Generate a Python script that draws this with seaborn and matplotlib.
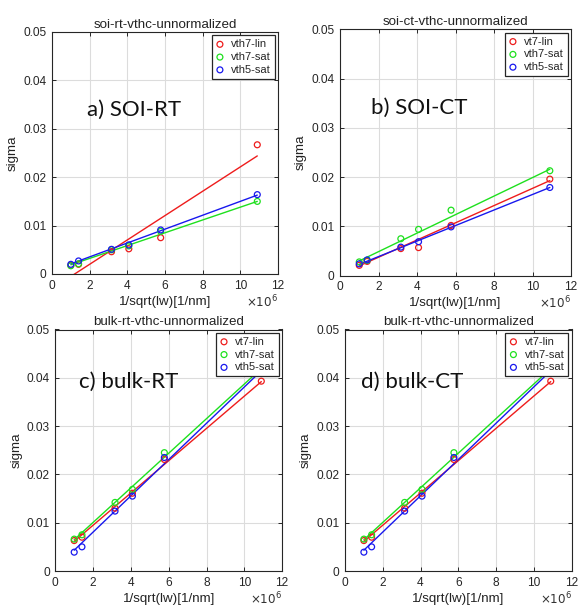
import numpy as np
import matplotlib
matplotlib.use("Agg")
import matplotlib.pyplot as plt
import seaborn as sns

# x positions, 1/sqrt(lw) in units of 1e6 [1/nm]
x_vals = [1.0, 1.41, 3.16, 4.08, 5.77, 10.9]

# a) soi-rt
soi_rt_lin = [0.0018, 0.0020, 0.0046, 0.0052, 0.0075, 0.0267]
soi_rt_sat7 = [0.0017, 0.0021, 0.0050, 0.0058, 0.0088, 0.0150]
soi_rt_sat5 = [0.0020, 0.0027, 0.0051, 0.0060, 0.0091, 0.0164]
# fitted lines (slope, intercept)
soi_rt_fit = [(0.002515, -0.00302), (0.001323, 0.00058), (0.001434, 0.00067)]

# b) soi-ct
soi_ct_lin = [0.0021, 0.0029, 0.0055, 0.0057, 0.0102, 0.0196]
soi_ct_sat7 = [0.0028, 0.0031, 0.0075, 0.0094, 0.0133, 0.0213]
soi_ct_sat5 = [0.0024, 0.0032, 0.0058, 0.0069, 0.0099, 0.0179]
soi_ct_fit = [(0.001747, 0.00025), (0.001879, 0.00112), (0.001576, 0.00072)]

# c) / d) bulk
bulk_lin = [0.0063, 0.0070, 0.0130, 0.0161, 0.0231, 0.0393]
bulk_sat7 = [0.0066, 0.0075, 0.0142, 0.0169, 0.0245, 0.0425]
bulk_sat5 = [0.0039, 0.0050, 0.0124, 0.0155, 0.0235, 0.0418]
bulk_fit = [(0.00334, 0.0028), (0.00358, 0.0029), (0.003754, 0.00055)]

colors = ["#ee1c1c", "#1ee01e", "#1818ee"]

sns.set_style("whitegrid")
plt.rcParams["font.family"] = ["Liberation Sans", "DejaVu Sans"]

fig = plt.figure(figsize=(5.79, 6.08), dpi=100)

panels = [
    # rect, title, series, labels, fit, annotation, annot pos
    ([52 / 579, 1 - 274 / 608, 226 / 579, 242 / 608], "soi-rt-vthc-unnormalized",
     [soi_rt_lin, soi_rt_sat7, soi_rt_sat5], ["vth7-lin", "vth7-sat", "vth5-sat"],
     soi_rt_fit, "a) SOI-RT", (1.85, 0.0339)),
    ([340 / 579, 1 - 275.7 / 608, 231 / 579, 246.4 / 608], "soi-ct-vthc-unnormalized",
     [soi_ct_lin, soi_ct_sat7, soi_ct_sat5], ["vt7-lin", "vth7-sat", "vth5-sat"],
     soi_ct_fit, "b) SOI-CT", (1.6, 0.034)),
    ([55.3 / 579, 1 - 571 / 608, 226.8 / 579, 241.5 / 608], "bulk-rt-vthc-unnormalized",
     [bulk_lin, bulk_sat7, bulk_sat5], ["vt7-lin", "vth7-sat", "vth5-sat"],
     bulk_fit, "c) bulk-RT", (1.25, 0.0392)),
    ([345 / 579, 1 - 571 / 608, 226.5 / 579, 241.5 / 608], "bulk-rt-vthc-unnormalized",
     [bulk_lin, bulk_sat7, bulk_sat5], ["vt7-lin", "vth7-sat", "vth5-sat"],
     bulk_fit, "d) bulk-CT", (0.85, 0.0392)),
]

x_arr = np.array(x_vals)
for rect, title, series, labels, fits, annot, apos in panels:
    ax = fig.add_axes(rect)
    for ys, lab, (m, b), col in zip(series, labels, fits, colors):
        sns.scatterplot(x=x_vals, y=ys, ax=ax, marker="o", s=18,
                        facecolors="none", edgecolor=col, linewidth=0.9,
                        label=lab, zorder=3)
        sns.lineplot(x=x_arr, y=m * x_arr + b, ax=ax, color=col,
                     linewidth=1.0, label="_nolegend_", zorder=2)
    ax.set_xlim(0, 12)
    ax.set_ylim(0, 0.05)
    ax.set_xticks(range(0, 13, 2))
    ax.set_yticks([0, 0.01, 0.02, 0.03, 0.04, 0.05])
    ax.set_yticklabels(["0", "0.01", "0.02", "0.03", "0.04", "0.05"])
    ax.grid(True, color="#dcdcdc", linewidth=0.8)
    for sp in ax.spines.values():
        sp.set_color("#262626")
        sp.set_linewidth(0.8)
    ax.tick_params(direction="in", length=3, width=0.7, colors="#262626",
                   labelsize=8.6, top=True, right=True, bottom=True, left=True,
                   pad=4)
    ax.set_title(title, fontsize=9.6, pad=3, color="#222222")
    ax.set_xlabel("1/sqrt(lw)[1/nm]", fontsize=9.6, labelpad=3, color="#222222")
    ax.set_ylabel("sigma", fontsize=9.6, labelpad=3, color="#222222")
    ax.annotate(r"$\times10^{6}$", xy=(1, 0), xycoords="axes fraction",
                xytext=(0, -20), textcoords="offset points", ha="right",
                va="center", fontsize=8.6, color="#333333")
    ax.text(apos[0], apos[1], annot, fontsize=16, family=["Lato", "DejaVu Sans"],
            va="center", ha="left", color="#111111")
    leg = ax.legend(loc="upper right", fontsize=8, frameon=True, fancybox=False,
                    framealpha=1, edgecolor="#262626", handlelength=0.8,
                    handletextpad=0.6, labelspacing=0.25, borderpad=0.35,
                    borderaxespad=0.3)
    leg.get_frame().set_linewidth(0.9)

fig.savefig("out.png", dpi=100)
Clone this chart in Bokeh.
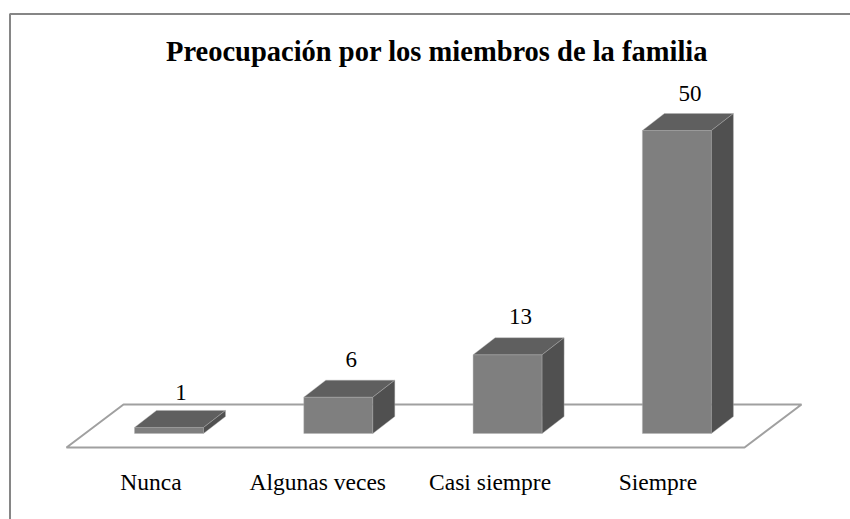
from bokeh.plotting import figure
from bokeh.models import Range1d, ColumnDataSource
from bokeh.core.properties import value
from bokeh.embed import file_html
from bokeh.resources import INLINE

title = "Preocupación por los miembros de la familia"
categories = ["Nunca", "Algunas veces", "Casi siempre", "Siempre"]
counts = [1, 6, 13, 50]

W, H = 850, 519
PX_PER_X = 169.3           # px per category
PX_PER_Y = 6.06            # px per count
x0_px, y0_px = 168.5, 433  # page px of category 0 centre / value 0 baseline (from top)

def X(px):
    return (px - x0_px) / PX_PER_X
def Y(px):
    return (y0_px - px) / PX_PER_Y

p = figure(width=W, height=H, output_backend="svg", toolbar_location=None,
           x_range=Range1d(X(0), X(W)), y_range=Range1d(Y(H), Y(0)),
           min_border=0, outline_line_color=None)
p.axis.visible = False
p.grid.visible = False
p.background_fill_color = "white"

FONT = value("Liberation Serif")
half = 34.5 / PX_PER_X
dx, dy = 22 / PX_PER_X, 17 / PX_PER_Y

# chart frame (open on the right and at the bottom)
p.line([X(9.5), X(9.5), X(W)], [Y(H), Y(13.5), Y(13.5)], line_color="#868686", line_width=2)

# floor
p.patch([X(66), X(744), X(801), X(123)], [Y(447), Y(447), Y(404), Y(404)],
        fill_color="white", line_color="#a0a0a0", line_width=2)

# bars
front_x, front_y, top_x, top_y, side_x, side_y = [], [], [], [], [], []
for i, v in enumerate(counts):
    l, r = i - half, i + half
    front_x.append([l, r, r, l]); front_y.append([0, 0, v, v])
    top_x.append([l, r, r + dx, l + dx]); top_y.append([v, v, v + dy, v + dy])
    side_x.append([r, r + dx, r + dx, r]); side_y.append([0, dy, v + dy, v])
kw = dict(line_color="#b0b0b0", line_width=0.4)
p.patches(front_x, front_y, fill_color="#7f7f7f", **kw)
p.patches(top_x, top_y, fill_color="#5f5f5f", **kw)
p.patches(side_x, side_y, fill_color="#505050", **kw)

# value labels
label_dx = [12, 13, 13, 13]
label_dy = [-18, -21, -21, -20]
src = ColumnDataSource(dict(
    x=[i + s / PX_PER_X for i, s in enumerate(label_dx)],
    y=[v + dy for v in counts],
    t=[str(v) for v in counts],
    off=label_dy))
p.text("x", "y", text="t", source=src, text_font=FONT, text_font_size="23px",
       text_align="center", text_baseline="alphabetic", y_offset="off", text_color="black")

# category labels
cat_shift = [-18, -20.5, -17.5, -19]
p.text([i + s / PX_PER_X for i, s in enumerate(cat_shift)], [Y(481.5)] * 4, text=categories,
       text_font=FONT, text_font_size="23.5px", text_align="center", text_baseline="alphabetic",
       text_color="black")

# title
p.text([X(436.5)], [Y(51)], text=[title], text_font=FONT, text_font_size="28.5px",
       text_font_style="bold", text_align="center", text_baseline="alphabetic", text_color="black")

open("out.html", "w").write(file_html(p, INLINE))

++++

● **To be done**
Write out exactly the lines between the start of the data and the line with "x_vals = [1.0, 1.41, 3.16, 4.08, 5.77, 10.9]", including both, but none of the pictures.

● **Exercise answer**
Generate a Python script that draws this with seaborn and matplotlib.
import numpy as np
import matplotlib
matplotlib.use("Agg")
import matplotlib.pyplot as plt
import seaborn as sns

# x positions, 1/sqrt(lw) in units of 1e6 [1/nm]
x_vals = [1.0, 1.41, 3.16, 4.08, 5.77, 10.9]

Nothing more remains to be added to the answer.